逆に言えば「人間系」の制約に縛られないソフトウェア、例えばコンシューマ向けのWebサービス事業開発や、自動取引の領域においてはアジャイル開発プロセスの親和性が非常に高いのだろう。ソフトウェアの改修や機能追加を人間系の制約なしに反映させることができるかどうか、人間系のボトルネック無くダイレクトに価値を生み出す事ができる領域なのか、というのが重要なポイントだ。
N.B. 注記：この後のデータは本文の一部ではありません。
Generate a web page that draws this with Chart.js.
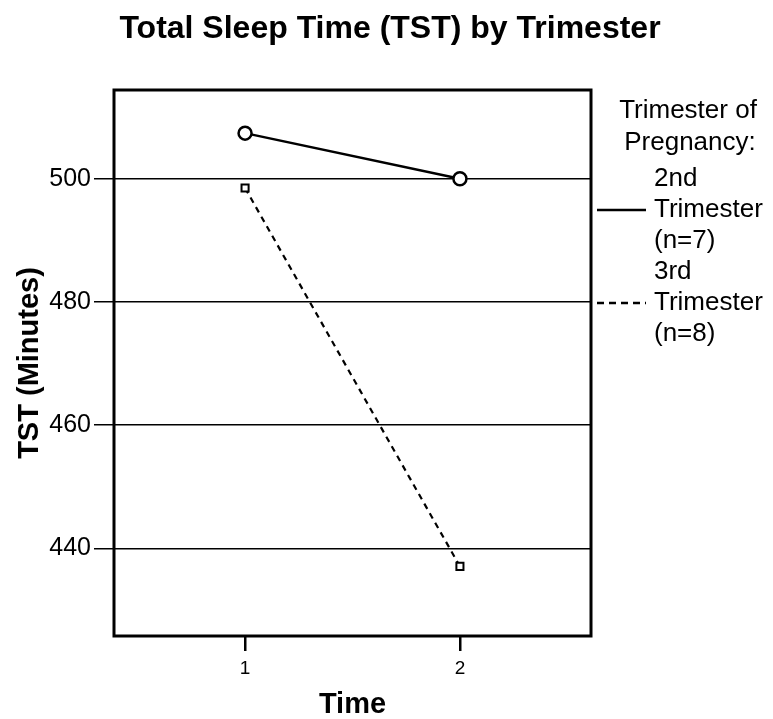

ただ、悲しいかな企業システムの領域でこういった取り組みができる範囲は、割と限られているのではないだろうか。

まとめ / 今後に向けて

まとまらないのだけれども、言いたい事は次の通りである。

  • 現代的に工夫、改良されたウォーターフォール的プロジェクトには課題も多いがメリットも相応にあり、ステレオタイプとして否定非難すべきものではない
  • ビジネス適応領域に応じて、計画駆動とアジャイル型プロセスを使い分け、最適なプロジェクト設計をすべき

プロジェクト環境と開発プロセスが不適切な組み合わせとなってしまう事が、発注者と受注者(もしくは使用者と開発者)にとって最も不幸な事態である。これを避けるために、個人的には何れの方法論宗教にも組せず、学びを継続し、所属組織の能力向上を図り、顧客に積極的に提言できるポジションに踏み込んでいくことが重要なのではないかと思っている。